Urbanism Without Effort—Reconnecting with First Principles of the City. Charles R. Wolfe, Island Press, 2019, 177 pages.
Le titre de cet ouvrage contient, de façon bien innocente, un élément d’ironie quelque peu involontaire. En effet, si l’on était vraiment pour tenter d’appliquer la démarche proposée pour en arriver à un urbanism without effort, cela demanderait un travail sérieux, bien au-delà de ce qui est conventionnellement déployé. En d’autres termes, la création d’un nouvel urbanisme sans effort ne peut se faire sans avoir, au préalable, fait une démarche exhaustive de recherche et de compréhension approfondie; d’un lieu ou d’un type urbain, autant sur le plan du design, de l’analyse socio-économique et du volet historique. On se devrait ainsi d’aller plus loin que la synthèse et rechercher une authentique distillation du genius loci.
Loin de la formule facile, l’auteur préconise ainsi une démarche sensible, que celle-ci soit entreprise pour la compréhension d’un espace urbain en friche, d’un coin de rue, d’une place publique, d’un îlot, d’un bloc dévitalisé ou même de la totalité d’un quartier. Cette démarche est à l’opposé des formules basées sur une accumulation de précédent ou d’un «copier/coller» qui ne s’en tiendrait qu’à la surface d’un design. L’auteur, en posant qu’il existe des milieux urbanisés qui ont su se développer afin de générer un urbanisme favorisant les relations humaines, de commerces et du savoir, de façon naturelle et organique, nous invite à une observation attentionnée de ceux-ci. Préférablement, ce travail se fait physiquement, sur place, en personne, par le moyen d’un journal urbain photographique ou sketch, avant même d’être écrit.
Pour ne pas tomber dans le panneau du «précédentisme», l’auteur souligne l’importance de contextualiser toutes observations; il n’existe pas (ou tellement peu) de design, de dynamique ou de développement socio-économique urbain qu’il est simplement possible de reproduire en pièce détachée, ou de recréer matériellement ailleurs et de penser réussir les mêmes «conditions gagnantes» que l’original. Cela relève de la pensée magique, mais c’est aussi un chemin facile, quasi irrésistible, si la recherche de résultat à court terme est la seule priorité.

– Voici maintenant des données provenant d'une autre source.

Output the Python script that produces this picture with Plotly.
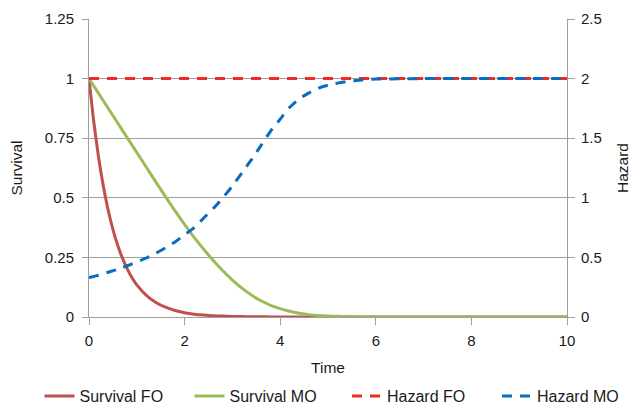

L’auteur nous invite plutôt à considérer une approche «don’t try this at home» : ne pas imaginer calquer sans au préalable une bonne dose d’adaptation bidirectionnelle.
Sur les traces de Urbanism Without Effort
C’est ainsi cette capacité d’avoir une connaissance profonde, autant du milieu d’origine de l’élément ou du contexte emprunté que de son milieu urbain d’insertion ou de reproduction (l’approche bidirectionnelle) qui sera à la racine de toute intervention urbaine allant au-delà du simple placage. La capacité à créer une dynamique urbaine spécifique et originale demeure un des exercices les plus difficiles et complexes en urbanisme. Pourtant, lorsqu’on peut avoir la chance de voir et de vivre un espace urbain qui fonctionne, cela semble la chose la plus naturelle, organique et spontanée qui soit. Il s’en dégage même un «effortlesness» qui peut facilement, si l’on n’est pas attentif, rigoureux et ouvert dans l’étude, nous donner l’illusion que la simple addition de ses parties constituantes suffira pour transplanter une dynamique urbaine particulière.
L’auteur donne l’exemple de la Silicon Valley : aucun espace urbain «naturellement et organiquement» dynamique n’a atteint ce niveau sans une forte dose d’interventions, de type privé et public, diversifiée et bénévole, dans le but d’entretenir et de nourrir dans le temps cette vitalité unique. Cette partie est tout sauf «without effort».
L’auteur est généreux sur ses propres sources méthodologiques ainsi que de réflexion. Il est aisé pour le lecteur qui voudrait s’en donner la peine de poursuivre sur les chemins défrichés par ce volume. J’ai moi-même découvert Charles R. Wolfe lors de deux entrevues sur l’excellent podcast Talking Heaways. Il a aussi un blogue, et son dernier livre a paru cette année.
Une autre façon que l’auteur cherche à faire assimiler les qualités qu’il préconise dans un urbanisme dynamique est en le rapprochant du concept d’everyday urbanism. Il existe aussi un ouvrage synthèse du même nom. Pour étendre la notion de dynamisme urbain pour inclure toutes ses incarnations, je souhaite avoir la chance bientôt de lire Tally’s Corner et son histoire éphémère, si caractéristique de ces phénomènes.
Plusieurs autres références nous donnent le goût d’aller plus loin, mais en voici trois qui seront sur ma liste : J. B. Jackson, Joseph Rykwert, particulièrement son livre, The Seduction of Place. Finalement, un ouvrage qui semble mériter un détour : Tight Urbanism.